# Instructions to follow
Each line below must be set down exactly; omit any image you find.

>>>>

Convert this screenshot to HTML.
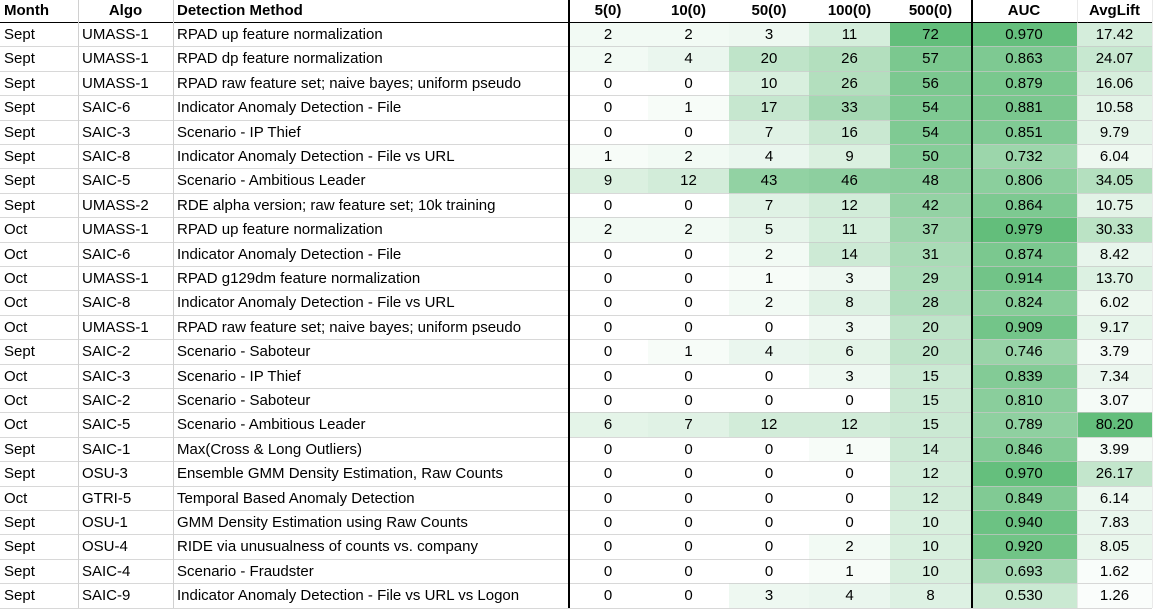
<!DOCTYPE html>
<html><head><meta charset="utf-8">
<style>
html,body{margin:0;padding:0;background:#fff;}
#t{position:relative;width:1155px;height:614px;overflow:hidden;font-family:"Liberation Sans",Arial,sans-serif;font-size:15px;color:#000;}
.c{position:absolute;box-sizing:border-box;white-space:nowrap;overflow:hidden;line-height:24px;}
.h{font-weight:bold;}
.l{position:absolute;}
</style></head>
<body>
<div id="t"></div>
<script>
const months=["Sept","Sept","Sept","Sept","Sept","Sept","Sept","Sept","Oct","Oct","Oct","Oct","Oct","Sept","Oct","Oct","Oct","Sept","Sept","Oct","Sept","Sept","Sept","Sept"];
const algos=["UMASS-1","UMASS-1","UMASS-1","SAIC-6","SAIC-3","SAIC-8","SAIC-5","UMASS-2","UMASS-1","SAIC-6","UMASS-1","SAIC-8","UMASS-1","SAIC-2","SAIC-3","SAIC-2","SAIC-5","SAIC-1","OSU-3","GTRI-5","OSU-1","OSU-4","SAIC-4","SAIC-9"];
const methods=["RPAD up feature normalization","RPAD dp feature normalization","RPAD raw feature set; naive bayes; uniform pseudo","Indicator Anomaly Detection - File","Scenario - IP Thief","Indicator Anomaly Detection - File vs URL","Scenario - Ambitious Leader","RDE alpha version; raw feature set; 10k training","RPAD up feature normalization","Indicator Anomaly Detection - File","RPAD g129dm feature normalization","Indicator Anomaly Detection - File vs URL","RPAD raw feature set; naive bayes; uniform pseudo","Scenario - Saboteur","Scenario - IP Thief","Scenario - Saboteur","Scenario - Ambitious Leader","Max(Cross & Long Outliers)","Ensemble GMM Density Estimation, Raw Counts","Temporal Based Anomaly Detection","GMM Density Estimation using Raw Counts","RIDE via unusualness of counts vs. company","Scenario - Fraudster","Indicator Anomaly Detection - File vs URL vs Logon"];
const c5=[2,2,0,0,0,1,9,0,2,0,0,0,0,0,0,0,6,0,0,0,0,0,0,0];
const c10=[2,4,0,1,0,2,12,0,2,0,0,0,0,1,0,0,7,0,0,0,0,0,0,0];
const c50=[3,20,10,17,7,4,43,7,5,2,1,2,0,4,0,0,12,0,0,0,0,0,0,3];
const c100=[11,26,26,33,16,9,46,12,11,14,3,8,3,6,3,0,12,1,0,0,0,2,1,4];
const c500=[72,57,56,54,54,50,48,42,37,31,29,28,20,20,15,15,15,14,12,12,10,10,10,8];
const auc=[0.970,0.863,0.879,0.881,0.851,0.732,0.806,0.864,0.979,0.874,0.914,0.824,0.909,0.746,0.839,0.810,0.789,0.846,0.970,0.849,0.940,0.920,0.693,0.530];
const lift=[17.42,24.07,16.06,10.58,9.79,6.04,34.05,10.75,30.33,8.42,13.70,6.02,9.17,3.79,7.34,3.07,80.20,3.99,26.17,6.14,7.83,8.05,1.62,1.26];

const T=document.getElementById('t');
const HH=22, RH=24.4;
const cols=[
 {k:'month',x:0,w:78,head:'Month',al:'left'},
 {k:'algo',x:78,w:95,head:'Algo',al:'left',hal:'center'},
 {k:'method',x:173,w:395,head:'Detection Method',al:'left'},
 {k:'c5',x:568,w:80,head:'5(0)',al:'center'},
 {k:'c10',x:648,w:81,head:'10(0)',al:'center'},
 {k:'c50',x:729,w:80,head:'50(0)',al:'center'},
 {k:'c100',x:809,w:81,head:'100(0)',al:'center'},
 {k:'c500',x:890,w:81,head:'500(0)',al:'center'},
 {k:'auc',x:971,w:106,head:'AUC',al:'center'},
 {k:'lift',x:1077,w:75,head:'AvgLift',al:'center'}
];
function green(t){t=Math.max(0,Math.min(1,t));
 const r=Math.round(255+(99-255)*t),g=Math.round(255+(190-255)*t),b=Math.round(255+(123-255)*t);
 return `rgb(${r},${g},${b})`;}
function cnt(v){return green(Math.pow(v/72,0.7));}
function aucScale(v){return green((v-0.3)/(0.979-0.3));}
function liftScale(v){return green(Math.pow(v/80.2,0.85));}
const data={month:months,algo:algos,method:methods,c5,c10,c50,c100,c500,auc,lift};
cols.forEach(c=>{
 const d=document.createElement('div');
 d.className='c h';
 
 
 d.style.left=c.x+'px';d.style.top='0px';d.style.width=c.w+'px';d.style.height=HH+'px';d.style.lineHeight=HH+'px';
 d.style.textAlign=c.hal||c.al;d.style.padding='0 4px';
 d.textContent=c.head;T.appendChild(d);
});
for(let i=0;i<months.length;i++){
 const y=HH+i*RH;
 cols.forEach(c=>{
  const v=data[c.k][i];
  const d=document.createElement('div');
  d.className='c';
  
  
  d.style.left=c.x+'px';d.style.top=y+'px';d.style.width=c.w+'px';d.style.height=RH+'px';d.style.lineHeight=(RH+1)+'px';
  d.style.textAlign=c.al;d.style.padding=c.al==='left'?'0 4px':'0';
  let txt=v;
  if(['c5','c10','c50','c100','c500'].includes(c.k)){d.style.background=cnt(v);}
  else if(c.k==='auc'){d.style.background=aucScale(v);txt=v.toFixed(3);}
  else if(c.k==='lift'){d.style.background=liftScale(v);txt=v.toFixed(2);}
  d.textContent=txt;T.appendChild(d);
 });
}
for(let i=0;i<=months.length;i++){
 const l=document.createElement('div');l.className='l';
 
 
 const y=Math.round(HH+i*RH);
 l.style.left='0px';l.style.top=y+'px';l.style.width='1152px';l.style.height='1px';
 l.style.background=i===0?'#000':'rgba(200,200,200,0.7)';
 T.appendChild(l);
}
[[78,'#d0d0d0'],[173,'#d0d0d0'],[568,'#000'],[971,'#000'],[1077,'rgba(220,220,220,0.6)'],[1152,'rgba(220,220,220,0.6)']].forEach(([x,col])=>{
 const l=document.createElement('div');l.className='l';
 
 
 l.style.left=x+'px';l.style.top='0px';l.style.width=(col==='#000'?2:1)+'px';l.style.height='608px';l.style.background=col;
 T.appendChild(l);
});
</script>
</body></html>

<<<<

# Output of the task
Convert this screenshot to HTML.
<!DOCTYPE html>
<html><head><meta charset="utf-8">
<style>
html,body{margin:0;padding:0;background:#fff;}
#t{position:relative;width:1155px;height:614px;overflow:hidden;font-family:"Liberation Sans",Arial,sans-serif;font-size:15px;color:#000;}
.c{position:absolute;box-sizing:border-box;white-space:nowrap;overflow:hidden;line-height:24px;}
.h{font-weight:bold;}
.l{position:absolute;}
</style></head>
<body>
<div id="t"></div>
<script>
const months=["Sept","Sept","Sept","Sept","Sept","Sept","Sept","Sept","Oct","Oct","Oct","Oct","Oct","Sept","Oct","Oct","Oct","Sept","Sept","Oct","Sept","Sept","Sept","Sept"];
const algos=["UMASS-1","UMASS-1","UMASS-1","SAIC-6","SAIC-3","SAIC-8","SAIC-5","UMASS-2","UMASS-1","SAIC-6","UMASS-1","SAIC-8","UMASS-1","SAIC-2","SAIC-3","SAIC-2","SAIC-5","SAIC-1","OSU-3","GTRI-5","OSU-1","OSU-4","SAIC-4","SAIC-9"];
const methods=["RPAD up feature normalization","RPAD dp feature normalization","RPAD raw feature set; naive bayes; uniform pseudo","Indicator Anomaly Detection - File","Scenario - IP Thief","Indicator Anomaly Detection - File vs URL","Scenario - Ambitious Leader","RDE alpha version; raw feature set; 10k training","RPAD up feature normalization","Indicator Anomaly Detection - File","RPAD g129dm feature normalization","Indicator Anomaly Detection - File vs URL","RPAD raw feature set; naive bayes; uniform pseudo","Scenario - Saboteur","Scenario - IP Thief","Scenario - Saboteur","Scenario - Ambitious Leader","Max(Cross & Long Outliers)","Ensemble GMM Density Estimation, Raw Counts","Temporal Based Anomaly Detection","GMM Density Estimation using Raw Counts","RIDE via unusualness of counts vs. company","Scenario - Fraudster","Indicator Anomaly Detection - File vs URL vs Logon"];
const c5=[2,2,0,0,0,1,9,0,2,0,0,0,0,0,0,0,6,0,0,0,0,0,0,0];
const c10=[2,4,0,1,0,2,12,0,2,0,0,0,0,1,0,0,7,0,0,0,0,0,0,0];
const c50=[3,20,10,17,7,4,43,7,5,2,1,2,0,4,0,0,12,0,0,0,0,0,0,3];
const c100=[11,26,26,33,16,9,46,12,11,14,3,8,3,6,3,0,12,1,0,0,0,2,1,4];
const c500=[72,57,56,54,54,50,48,42,37,31,29,28,20,20,15,15,15,14,12,12,10,10,10,8];
const auc=[0.970,0.863,0.879,0.881,0.851,0.732,0.806,0.864,0.979,0.874,0.914,0.824,0.909,0.746,0.839,0.810,0.789,0.846,0.970,0.849,0.940,0.920,0.693,0.530];
const lift=[17.42,24.07,16.06,10.58,9.79,6.04,34.05,10.75,30.33,8.42,13.70,6.02,9.17,3.79,7.34,3.07,80.20,3.99,26.17,6.14,7.83,8.05,1.62,1.26];

const T=document.getElementById('t');
const HH=22, RH=24.4;
const cols=[
 {k:'month',x:0,w:78,head:'Month',al:'left'},
 {k:'algo',x:78,w:95,head:'Algo',al:'left',hal:'center'},
 {k:'method',x:173,w:395,head:'Detection Method',al:'left'},
 {k:'c5',x:568,w:80,head:'5(0)',al:'center'},
 {k:'c10',x:648,w:81,head:'10(0)',al:'center'},
 {k:'c50',x:729,w:80,head:'50(0)',al:'center'},
 {k:'c100',x:809,w:81,head:'100(0)',al:'center'},
 {k:'c500',x:890,w:81,head:'500(0)',al:'center'},
 {k:'auc',x:971,w:106,head:'AUC',al:'center'},
 {k:'lift',x:1077,w:75,head:'AvgLift',al:'center'}
];
function green(t){t=Math.max(0,Math.min(1,t));
 const r=Math.round(255+(99-255)*t),g=Math.round(255+(190-255)*t),b=Math.round(255+(123-255)*t);
 return `rgb(${r},${g},${b})`;}
function cnt(v){return green(Math.pow(v/72,0.7));}
function aucScale(v){return green((v-0.3)/(0.979-0.3));}
function liftScale(v){return green(Math.pow(v/80.2,0.85));}
const data={month:months,algo:algos,method:methods,c5,c10,c50,c100,c500,auc,lift};
cols.forEach(c=>{
 const d=document.createElement('div');
 d.className='c h';
 
 
 d.style.left=c.x+'px';d.style.top='0px';d.style.width=c.w+'px';d.style.height=HH+'px';d.style.lineHeight=HH+'px';
 d.style.textAlign=c.hal||c.al;d.style.padding='0 4px';
 d.textContent=c.head;T.appendChild(d);
});
for(let i=0;i<months.length;i++){
 const y=HH+i*RH;
 cols.forEach(c=>{
  const v=data[c.k][i];
  const d=document.createElement('div');
  d.className='c';
  
  
  d.style.left=c.x+'px';d.style.top=y+'px';d.style.width=c.w+'px';d.style.height=RH+'px';d.style.lineHeight=(RH+1)+'px';
  d.style.textAlign=c.al;d.style.padding=c.al==='left'?'0 4px':'0';
  let txt=v;
  if(['c5','c10','c50','c100','c500'].includes(c.k)){d.style.background=cnt(v);}
  else if(c.k==='auc'){d.style.background=aucScale(v);txt=v.toFixed(3);}
  else if(c.k==='lift'){d.style.background=liftScale(v);txt=v.toFixed(2);}
  d.textContent=txt;T.appendChild(d);
 });
}
for(let i=0;i<=months.length;i++){
 const l=document.createElement('div');l.className='l';
 
 
 const y=Math.round(HH+i*RH);
 l.style.left='0px';l.style.top=y+'px';l.style.width='1152px';l.style.height='1px';
 l.style.background=i===0?'#000':'rgba(200,200,200,0.7)';
 T.appendChild(l);
}
[[78,'#d0d0d0'],[173,'#d0d0d0'],[568,'#000'],[971,'#000'],[1077,'rgba(220,220,220,0.6)'],[1152,'rgba(220,220,220,0.6)']].forEach(([x,col])=>{
 const l=document.createElement('div');l.className='l';
 
 
 l.style.left=x+'px';l.style.top='0px';l.style.width=(col==='#000'?2:1)+'px';l.style.height='608px';l.style.background=col;
 T.appendChild(l);
});
</script>
</body></html>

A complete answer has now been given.